In Digital Audio Basics #1: What You Need to Know, we covered the basic elements of digital audio. Now, let’s take a deeper dive, and find out how to use digital audio to its maximum potential.
Hardware Resolution vs. Recording-Software Resolution
Recording resolution, as discussed in Part 1, describes the accuracy with which your system can capture audio and convert that data into numbers. However, once those numbers are in your computer, they’ll be manipulated—which brings us to a different kind of resolution.
Here’s why it’s needed, and how to optimize it in your software.
Changing levels in your software involves multiplying and dividing the numbers that represent digital audio. So, it’s easy to end up with totals that require higher resolution. Consider this simple example: If you multiply 2 x 2, you need only 1 digit (4) to represent the result. But if you multiply 2 x 9—which are both single-digit numbers—you now need two digits to give the result of 18.
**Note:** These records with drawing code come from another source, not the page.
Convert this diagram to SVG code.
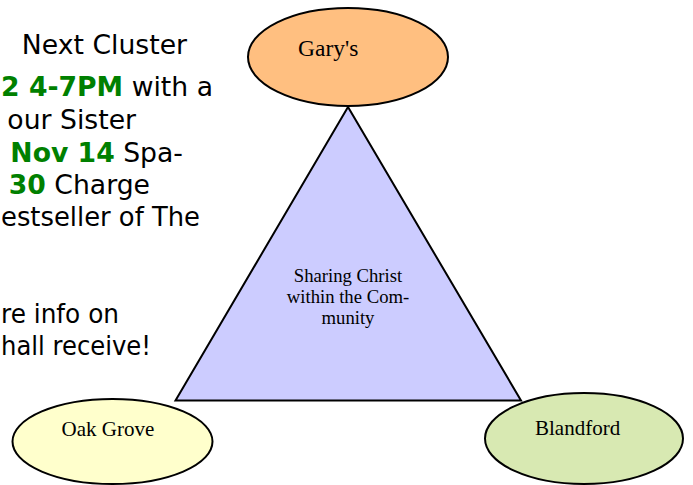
<svg xmlns="http://www.w3.org/2000/svg" width="693" height="485" viewBox="0 0 693 485">
<style>
.side{font-family:"DejaVu Sans","Liberation Sans",sans-serif;font-size:26.67px;fill:#000}
.g{font-weight:bold;fill:#008000}
.shape{stroke:#000;stroke-width:2}
.lbl{font-family:"Liberation Serif","Times New Roman",serif;fill:#000}
</style>
<rect width="693" height="485" fill="#fff"/>
<g id="side-text" class="side">
<g text-anchor="end">
<text x="187" y="54">Next Cluster</text>
<text x="213" y="96"><tspan class="g">2 4-7PM</tspan> with a</text>
<text x="136" y="129">our Sister</text>
<text x="183" y="162"><tspan class="g">Nov 14</tspan> Spa-</text>
<text x="150" y="194"><tspan class="g">30</tspan> Charge</text>
</g>
<text x="1" y="226" textLength="199" lengthAdjust="spacingAndGlyphs">estseller of The</text>
<text x="1" y="323" textLength="118" lengthAdjust="spacingAndGlyphs">re info on</text>
<text x="1" y="355" textLength="150" lengthAdjust="spacingAndGlyphs">hall receive!</text>
</g>
<g id="connectors"></g>
<g id="center">
<polygon class="shape" points="348,107 175.5,400.5 521,400.5" fill="#ccccff"/>
<text class="lbl" font-size="18.7" text-anchor="middle" x="348" y="282">Sharing Christ</text>
<text class="lbl" font-size="18.7" text-anchor="middle" x="348" y="303">within the Com-</text>
<text class="lbl" font-size="18.7" text-anchor="middle" x="348" y="324">munity</text>
</g>
<g id="garys">
<ellipse class="shape" cx="348" cy="57" rx="100" ry="49" fill="#ffbf80"/>
<text class="lbl" font-size="23.5" x="298" y="56">Gary's</text>
</g>
<g id="oak-grove">
<ellipse class="shape" cx="112.5" cy="441.5" rx="100" ry="42.5" fill="#ffffcc"/>
<text class="lbl" font-size="21" x="61.5" y="436">Oak Grove</text>
</g>
<g id="blandford">
<ellipse class="shape" cx="584" cy="438.5" rx="99" ry="45.5" fill="#d8e9b2"/>
<text class="lbl" font-size="21" x="535" y="435">Blandford</text>
</g>
</svg>
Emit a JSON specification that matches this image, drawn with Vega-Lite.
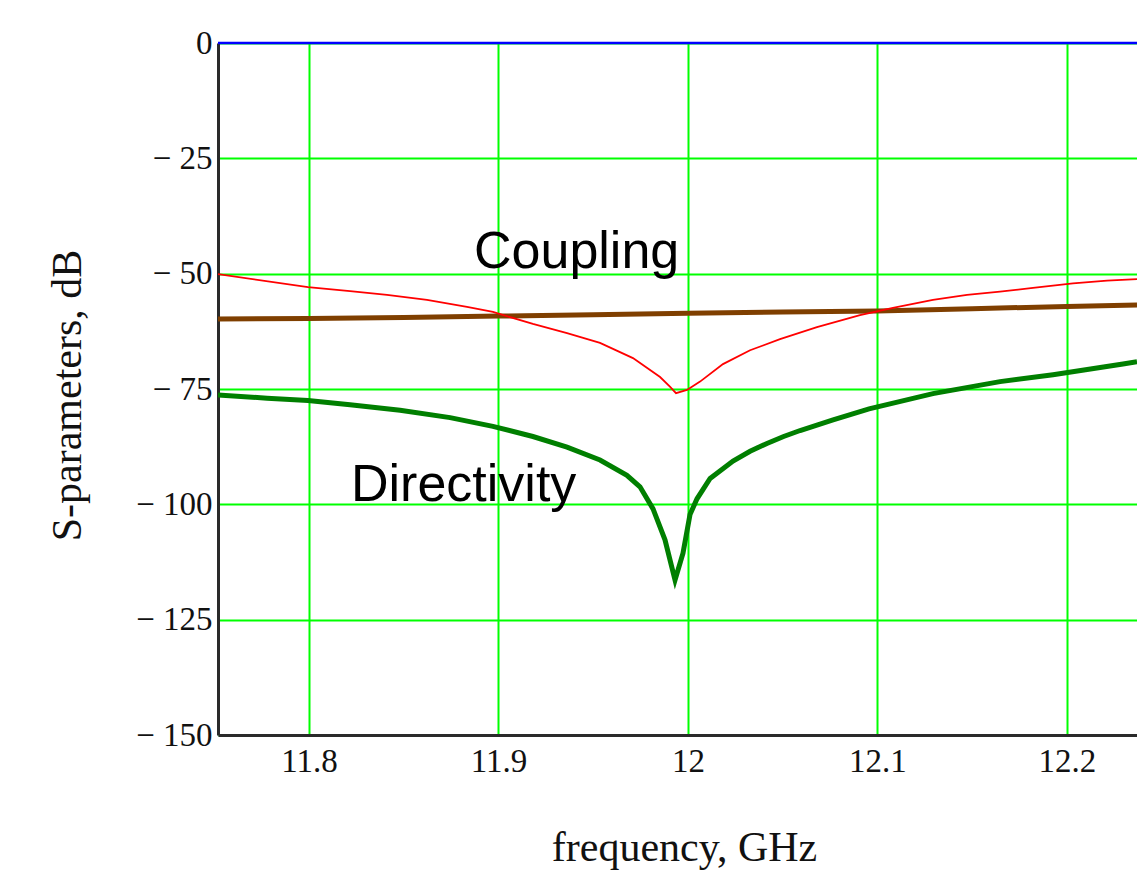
{
  "$schema": "https://vega.github.io/schema/vega-lite/v6.json",
  "width": 919,
  "height": 692,
  "autosize": {"type": "none"},
  "padding": {"left": 218, "top": 43, "right": 0, "bottom": 137},
  "background": "white",
  "config": {
    "view": {"stroke": null},
    "axis": {
      "domainColor": "#2a2a2a",
      "domainWidth": 3,
      "ticks": false,
      "tickSize": 0,
      "grid": true,
      "gridColor": "#00ff00",
      "gridWidth": 2,
      "gridOpacity": 1,
      "labelFont": "Liberation Serif",
      "labelFontSize": 33,
      "labelColor": "#111111",
      "titleFont": "Liberation Serif",
      "titleFontSize": 42,
      "titleFontWeight": "normal",
      "titleColor": "#111111",
      "labelBound": false,
      "labelOverlap": false,
      "labelFlush": false
    }
  },
  "datasets": {
    "coupling": [
      {"f": 11.752, "db": -50.1},
      {"f": 11.7995, "db": -52.9},
      {"f": 11.8217, "db": -53.8},
      {"f": 11.8412, "db": -54.6},
      {"f": 11.8623, "db": -55.7},
      {"f": 11.8834, "db": -57.2},
      {"f": 11.8971, "db": -58.3},
      {"f": 11.9182, "db": -60.9},
      {"f": 11.9362, "db": -62.9},
      {"f": 11.9536, "db": -65.0},
      {"f": 11.971, "db": -68.3},
      {"f": 11.9853, "db": -72.4},
      {"f": 11.9905, "db": -74.5},
      {"f": 11.9937, "db": -75.9},
      {"f": 11.9995, "db": -75.2},
      {"f": 12.0064, "db": -73.4},
      {"f": 12.0185, "db": -69.6},
      {"f": 12.0328, "db": -66.6},
      {"f": 12.0486, "db": -64.2},
      {"f": 12.0681, "db": -61.6},
      {"f": 12.0908, "db": -59.0},
      {"f": 12.1082, "db": -57.4},
      {"f": 12.1293, "db": -55.7},
      {"f": 12.1473, "db": -54.6},
      {"f": 12.1647, "db": -53.9},
      {"f": 12.1821, "db": -53.1},
      {"f": 12.2032, "db": -52.1},
      {"f": 12.2212, "db": -51.5},
      {"f": 12.237, "db": -51.2}
    ],
    "directivity": [
      {"f": 11.752, "db": -76.3},
      {"f": 11.7779, "db": -77.0},
      {"f": 11.7995, "db": -77.5},
      {"f": 11.8217, "db": -78.4},
      {"f": 11.8481, "db": -79.6},
      {"f": 11.8745, "db": -81.2},
      {"f": 11.8971, "db": -83.1},
      {"f": 11.9182, "db": -85.3},
      {"f": 11.9362, "db": -87.6},
      {"f": 11.9536, "db": -90.4},
      {"f": 11.9678, "db": -93.7},
      {"f": 11.9747, "db": -96.2},
      {"f": 11.9816, "db": -101.0},
      {"f": 11.9879, "db": -107.7},
      {"f": 11.9932, "db": -116.4},
      {"f": 11.9974, "db": -110.6},
      {"f": 12.0011, "db": -102.2},
      {"f": 12.0048, "db": -98.8},
      {"f": 12.0117, "db": -94.4},
      {"f": 12.0238, "db": -90.6},
      {"f": 12.0328, "db": -88.5},
      {"f": 12.0417, "db": -86.8},
      {"f": 12.0505, "db": -85.3},
      {"f": 12.0592, "db": -84.0},
      {"f": 12.0766, "db": -81.7},
      {"f": 12.0956, "db": -79.3},
      {"f": 12.1293, "db": -76.0},
      {"f": 12.1647, "db": -73.4},
      {"f": 12.1927, "db": -71.9},
      {"f": 12.2296, "db": -69.6},
      {"f": 12.237, "db": -69.1}
    ],
    "isolation": [
      {"f": 11.752, "db": -59.8},
      {"f": 11.8, "db": -59.7},
      {"f": 11.85, "db": -59.5},
      {"f": 11.9, "db": -59.2},
      {"f": 11.95, "db": -58.9},
      {"f": 12.0, "db": -58.6},
      {"f": 12.05, "db": -58.3},
      {"f": 12.1, "db": -58.1},
      {"f": 12.15, "db": -57.6},
      {"f": 12.2, "db": -57.1},
      {"f": 12.237, "db": -56.8}
    ],
    "transmission": [
      {"f": 11.752, "db": 0},
      {"f": 12.237, "db": 0}
    ],
    "labels": [
      {"f": 11.8871, "db": -48.8, "text": "Coupling"},
      {"f": 11.8222, "db": -99.3, "text": "Directivity"}
    ]
  },
  "encoding": {
    "x": {
      "field": "f",
      "type": "quantitative",
      "scale": {"domain": [11.752, 12.237], "nice": false, "zero": false},
      "axis": {
        "values": [11.8, 11.9, 12.0, 12.1, 12.2],
        "format": "~g",
        "labelPadding": 10,
        "title": "frequency, GHz",
        "titleX": 466,
        "titleY": 125,
        "titleBaseline": "alphabetic",
        "titleAnchor": "start",
        "titleAlign": "center"
      }
    },
    "y": {
      "field": "db",
      "type": "quantitative",
      "scale": {"domain": [-150, 0], "nice": false, "zero": false},
      "axis": {
        "values": [-150, -125, -100, -75, -50, -25, 0],
        "labelExpr": "datum.value < 0 ? '− ' + (-datum.value) : '0'",
        "labelPadding": 6,
        "title": "S-parameters, dB",
        "titleX": -138,
        "titleY": 352,
        "titleAngle": -90,
        "titleAlign": "center",
        "titleBaseline": "alphabetic",
        "titleAnchor": "start"
      }
    }
  },
  "layer": [
    {"data": {"name": "isolation"}, "mark": {"type": "line", "color": "#7f3f00", "strokeWidth": 5, "clip": true}},
    {"data": {"name": "directivity"}, "mark": {"type": "line", "color": "#007f00", "strokeWidth": 5, "clip": true}},
    {"data": {"name": "transmission"}, "mark": {"type": "line", "color": "#0000ff", "strokeWidth": 2.5, "clip": false}},
    {"data": {"name": "coupling"}, "mark": {"type": "line", "color": "#ff0000", "strokeWidth": 1.8, "clip": true}},
    {
      "data": {"name": "labels"},
      "mark": {"type": "text", "font": "Liberation Sans", "fontSize": 52, "align": "left", "baseline": "alphabetic", "color": "#000000"},
      "encoding": {"text": {"field": "text", "type": "nominal"}}
    }
  ]
}
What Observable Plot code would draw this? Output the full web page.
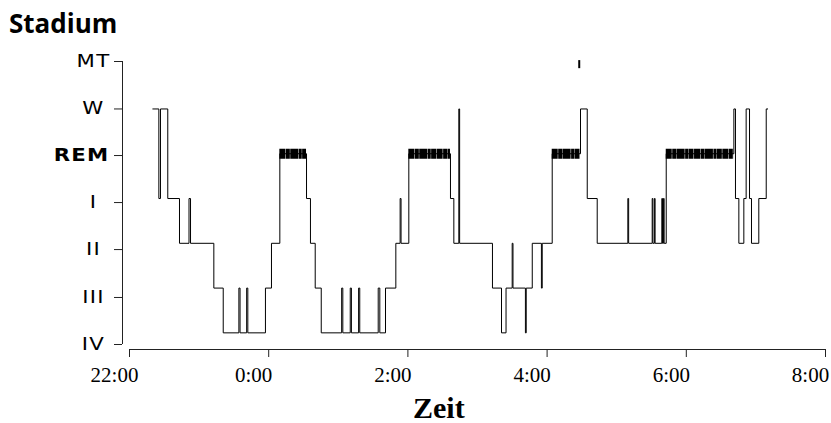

So, performing mathematical operations on a 24-bit number can create results that require more than 24 bits of resolution. If you round off the result to 24 bits, after multiple mathematical operations the rounding off could lead to errors that might be audible.
As a result, the resolution that’s used by the audio engine inside your computer to process audio will have a higher resolution than, and be independent of, the recording resolution. This audio engine resolution, also called processing resolution, will be set in your program’s preferences.